Instructions to follow:
Starting at the first line of the listing below, retype each line up to and including the one that contains "const tickLabels = ['1/8', '1/4', '1/2'];". Leave pictures out.

Given data:
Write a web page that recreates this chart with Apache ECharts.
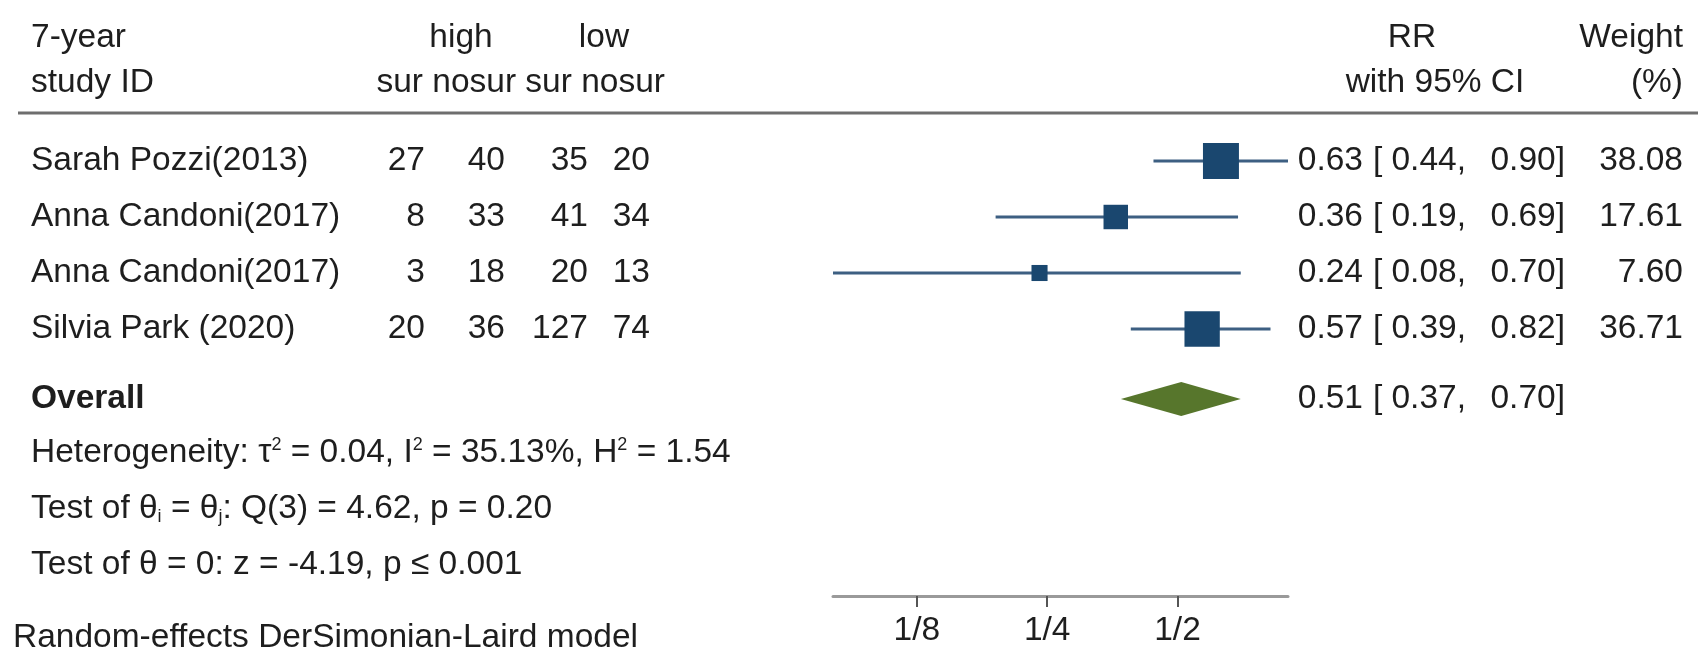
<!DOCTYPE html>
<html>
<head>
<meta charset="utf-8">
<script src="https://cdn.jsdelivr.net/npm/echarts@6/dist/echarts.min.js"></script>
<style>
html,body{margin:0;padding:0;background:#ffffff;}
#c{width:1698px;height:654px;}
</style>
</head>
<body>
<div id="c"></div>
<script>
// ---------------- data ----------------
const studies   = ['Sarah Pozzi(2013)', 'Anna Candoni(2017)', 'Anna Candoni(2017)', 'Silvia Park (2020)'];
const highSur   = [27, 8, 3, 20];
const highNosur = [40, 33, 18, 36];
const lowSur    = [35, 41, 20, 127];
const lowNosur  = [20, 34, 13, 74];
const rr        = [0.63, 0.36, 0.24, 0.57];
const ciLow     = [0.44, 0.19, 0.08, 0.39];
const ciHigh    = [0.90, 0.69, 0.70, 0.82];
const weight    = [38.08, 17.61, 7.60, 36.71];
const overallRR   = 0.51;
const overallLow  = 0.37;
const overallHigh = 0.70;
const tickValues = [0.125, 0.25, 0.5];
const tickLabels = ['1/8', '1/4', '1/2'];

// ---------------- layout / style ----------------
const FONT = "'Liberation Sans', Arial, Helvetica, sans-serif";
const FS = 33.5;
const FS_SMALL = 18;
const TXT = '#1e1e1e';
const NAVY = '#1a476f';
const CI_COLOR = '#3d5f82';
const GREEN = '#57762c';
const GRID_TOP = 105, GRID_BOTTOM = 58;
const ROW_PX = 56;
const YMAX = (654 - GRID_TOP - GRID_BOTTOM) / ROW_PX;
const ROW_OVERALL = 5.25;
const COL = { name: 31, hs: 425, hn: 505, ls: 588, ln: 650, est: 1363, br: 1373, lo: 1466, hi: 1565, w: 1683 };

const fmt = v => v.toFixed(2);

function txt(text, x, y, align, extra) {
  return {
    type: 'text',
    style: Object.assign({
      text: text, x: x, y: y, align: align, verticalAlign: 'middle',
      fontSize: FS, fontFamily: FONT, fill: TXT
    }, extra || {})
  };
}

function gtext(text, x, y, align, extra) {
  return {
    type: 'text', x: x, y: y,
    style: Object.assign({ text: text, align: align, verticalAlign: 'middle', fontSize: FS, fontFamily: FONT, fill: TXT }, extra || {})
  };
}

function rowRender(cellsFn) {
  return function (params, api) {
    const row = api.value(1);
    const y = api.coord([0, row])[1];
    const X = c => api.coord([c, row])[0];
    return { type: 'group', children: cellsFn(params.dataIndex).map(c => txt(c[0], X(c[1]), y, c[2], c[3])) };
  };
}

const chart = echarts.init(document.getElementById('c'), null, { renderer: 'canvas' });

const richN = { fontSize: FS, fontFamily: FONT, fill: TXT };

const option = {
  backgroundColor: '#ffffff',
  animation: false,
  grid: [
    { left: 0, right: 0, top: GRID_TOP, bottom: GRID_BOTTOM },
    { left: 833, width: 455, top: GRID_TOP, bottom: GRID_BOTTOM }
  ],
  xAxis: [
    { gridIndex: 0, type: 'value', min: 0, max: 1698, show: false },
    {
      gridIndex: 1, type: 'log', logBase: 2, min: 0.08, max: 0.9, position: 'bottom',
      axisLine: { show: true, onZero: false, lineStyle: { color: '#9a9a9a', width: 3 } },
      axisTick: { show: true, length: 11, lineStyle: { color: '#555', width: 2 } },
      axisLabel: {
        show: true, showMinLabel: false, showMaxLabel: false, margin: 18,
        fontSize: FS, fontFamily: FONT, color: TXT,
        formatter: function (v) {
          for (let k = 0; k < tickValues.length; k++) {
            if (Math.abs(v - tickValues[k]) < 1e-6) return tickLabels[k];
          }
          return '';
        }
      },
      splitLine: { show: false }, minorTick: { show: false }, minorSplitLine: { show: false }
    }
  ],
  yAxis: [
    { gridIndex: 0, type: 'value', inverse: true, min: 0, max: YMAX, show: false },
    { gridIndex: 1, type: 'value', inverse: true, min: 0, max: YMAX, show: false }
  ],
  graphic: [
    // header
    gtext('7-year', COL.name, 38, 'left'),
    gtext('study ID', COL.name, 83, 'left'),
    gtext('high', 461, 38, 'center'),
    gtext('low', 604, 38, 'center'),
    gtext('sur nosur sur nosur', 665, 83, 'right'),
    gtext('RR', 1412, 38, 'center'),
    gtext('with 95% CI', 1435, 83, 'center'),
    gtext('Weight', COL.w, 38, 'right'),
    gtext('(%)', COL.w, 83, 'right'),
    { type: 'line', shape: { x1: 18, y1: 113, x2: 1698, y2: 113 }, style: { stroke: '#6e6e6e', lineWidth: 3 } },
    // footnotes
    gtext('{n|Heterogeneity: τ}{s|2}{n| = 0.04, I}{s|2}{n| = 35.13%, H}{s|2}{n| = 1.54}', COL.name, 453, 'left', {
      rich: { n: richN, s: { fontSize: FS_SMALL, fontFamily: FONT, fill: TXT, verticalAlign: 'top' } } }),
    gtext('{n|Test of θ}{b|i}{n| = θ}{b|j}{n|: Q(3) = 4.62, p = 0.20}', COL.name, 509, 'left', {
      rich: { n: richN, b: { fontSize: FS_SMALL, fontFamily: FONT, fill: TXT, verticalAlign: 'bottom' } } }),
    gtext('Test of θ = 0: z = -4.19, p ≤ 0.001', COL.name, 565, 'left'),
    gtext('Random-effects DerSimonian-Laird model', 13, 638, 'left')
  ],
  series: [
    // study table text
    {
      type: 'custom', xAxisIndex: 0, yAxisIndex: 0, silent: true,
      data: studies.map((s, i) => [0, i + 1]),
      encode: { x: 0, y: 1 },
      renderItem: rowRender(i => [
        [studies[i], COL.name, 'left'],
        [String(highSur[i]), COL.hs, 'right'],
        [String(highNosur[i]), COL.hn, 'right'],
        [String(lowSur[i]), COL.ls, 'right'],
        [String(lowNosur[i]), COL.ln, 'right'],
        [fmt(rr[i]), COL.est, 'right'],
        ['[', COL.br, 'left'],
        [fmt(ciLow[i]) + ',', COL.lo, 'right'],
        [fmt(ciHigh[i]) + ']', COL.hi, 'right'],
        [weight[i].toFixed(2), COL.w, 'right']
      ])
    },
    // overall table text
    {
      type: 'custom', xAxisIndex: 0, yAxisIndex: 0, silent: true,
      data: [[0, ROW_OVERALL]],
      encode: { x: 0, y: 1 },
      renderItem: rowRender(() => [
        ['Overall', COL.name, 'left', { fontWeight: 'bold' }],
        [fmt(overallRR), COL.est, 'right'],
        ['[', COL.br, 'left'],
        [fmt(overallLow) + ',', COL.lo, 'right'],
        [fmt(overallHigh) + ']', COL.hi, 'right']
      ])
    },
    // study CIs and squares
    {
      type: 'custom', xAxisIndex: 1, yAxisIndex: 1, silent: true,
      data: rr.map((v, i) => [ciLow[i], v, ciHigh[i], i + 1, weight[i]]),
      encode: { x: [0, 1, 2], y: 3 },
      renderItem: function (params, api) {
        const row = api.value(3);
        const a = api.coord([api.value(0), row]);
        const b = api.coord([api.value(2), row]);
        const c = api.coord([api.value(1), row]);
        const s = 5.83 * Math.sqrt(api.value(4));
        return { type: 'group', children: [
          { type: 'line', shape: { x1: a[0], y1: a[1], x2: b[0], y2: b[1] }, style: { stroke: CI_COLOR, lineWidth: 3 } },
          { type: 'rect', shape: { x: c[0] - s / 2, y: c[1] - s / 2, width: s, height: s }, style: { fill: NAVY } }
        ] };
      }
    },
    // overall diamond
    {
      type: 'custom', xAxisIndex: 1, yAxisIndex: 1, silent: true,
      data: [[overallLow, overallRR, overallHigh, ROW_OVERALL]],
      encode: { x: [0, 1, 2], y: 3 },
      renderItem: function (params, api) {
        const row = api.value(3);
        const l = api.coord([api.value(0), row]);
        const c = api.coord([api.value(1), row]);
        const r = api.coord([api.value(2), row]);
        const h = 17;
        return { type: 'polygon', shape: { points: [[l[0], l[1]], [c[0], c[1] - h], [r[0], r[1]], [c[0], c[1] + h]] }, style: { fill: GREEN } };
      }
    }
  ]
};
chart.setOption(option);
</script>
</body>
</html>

Written response:
Write a web page that recreates this chart with Apache ECharts.
<!DOCTYPE html>
<html>
<head>
<meta charset="utf-8">
<script src="https://cdn.jsdelivr.net/npm/echarts@6/dist/echarts.min.js"></script>
<style>
html,body{margin:0;padding:0;background:#ffffff;}
#c{width:1698px;height:654px;}
</style>
</head>
<body>
<div id="c"></div>
<script>
// ---------------- data ----------------
const studies   = ['Sarah Pozzi(2013)', 'Anna Candoni(2017)', 'Anna Candoni(2017)', 'Silvia Park (2020)'];
const highSur   = [27, 8, 3, 20];
const highNosur = [40, 33, 18, 36];
const lowSur    = [35, 41, 20, 127];
const lowNosur  = [20, 34, 13, 74];
const rr        = [0.63, 0.36, 0.24, 0.57];
const ciLow     = [0.44, 0.19, 0.08, 0.39];
const ciHigh    = [0.90, 0.69, 0.70, 0.82];
const weight    = [38.08, 17.61, 7.60, 36.71];
const overallRR   = 0.51;
const overallLow  = 0.37;
const overallHigh = 0.70;
const tickValues = [0.125, 0.25, 0.5];
const tickLabels = ['1/8', '1/4', '1/2'];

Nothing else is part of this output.